There is no other country in the world like America. She is the last great hope of civilized and civil civilization.
And so today is Whitsunday or Pentecost, the great celebration of the descent of the Holy Spirit upon the disciples in Jerusalem. The disciples were troubled too, their Lord having ascended to Heaven. But on this day the fire of the Holy Spirit, like a rushing wind, came upon them, giving them the ability to speak in many languages, to witness to the many ethnicities in Jerusalem at that time, to tell of the marvelous works of God in Christ, the salvation of mankind.

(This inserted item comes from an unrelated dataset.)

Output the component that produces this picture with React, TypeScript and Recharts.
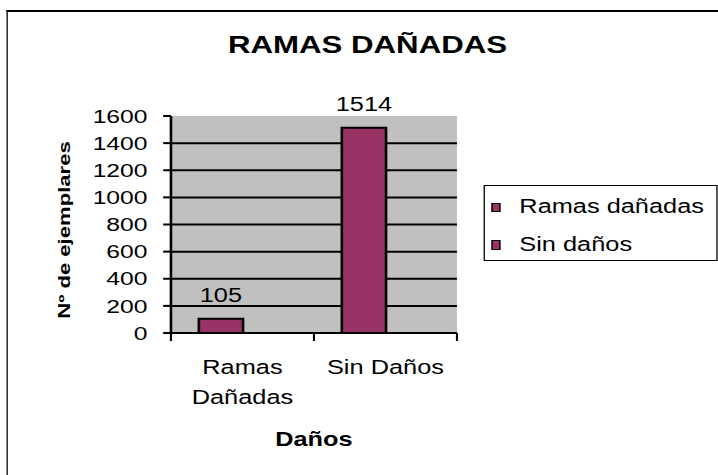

This Holy Spirit has never left us. This third person of God continues to breathe upon us, through sacraments, prayer, and scripture. He leads us where we must go, gives us the words we must say, lifts us up when we fall. He listens to our complaints, to our fears, in our darkest moments. He is the comforter, the strengthener. He guided the Founding Fathers in the creation of this more perfect union, establishing a new country, unique in the history of Man. He guides us today, as we seek to hold on to the good in our history and learn from the bad, celebrate the successes and mourn the mistakes.
Come, Holy Spirit, breathe upon America, re-awaken her spirit of freedom, her spirit of hope. Rekindle the spark that makes her a shining light upon the hill, a beacon to the world.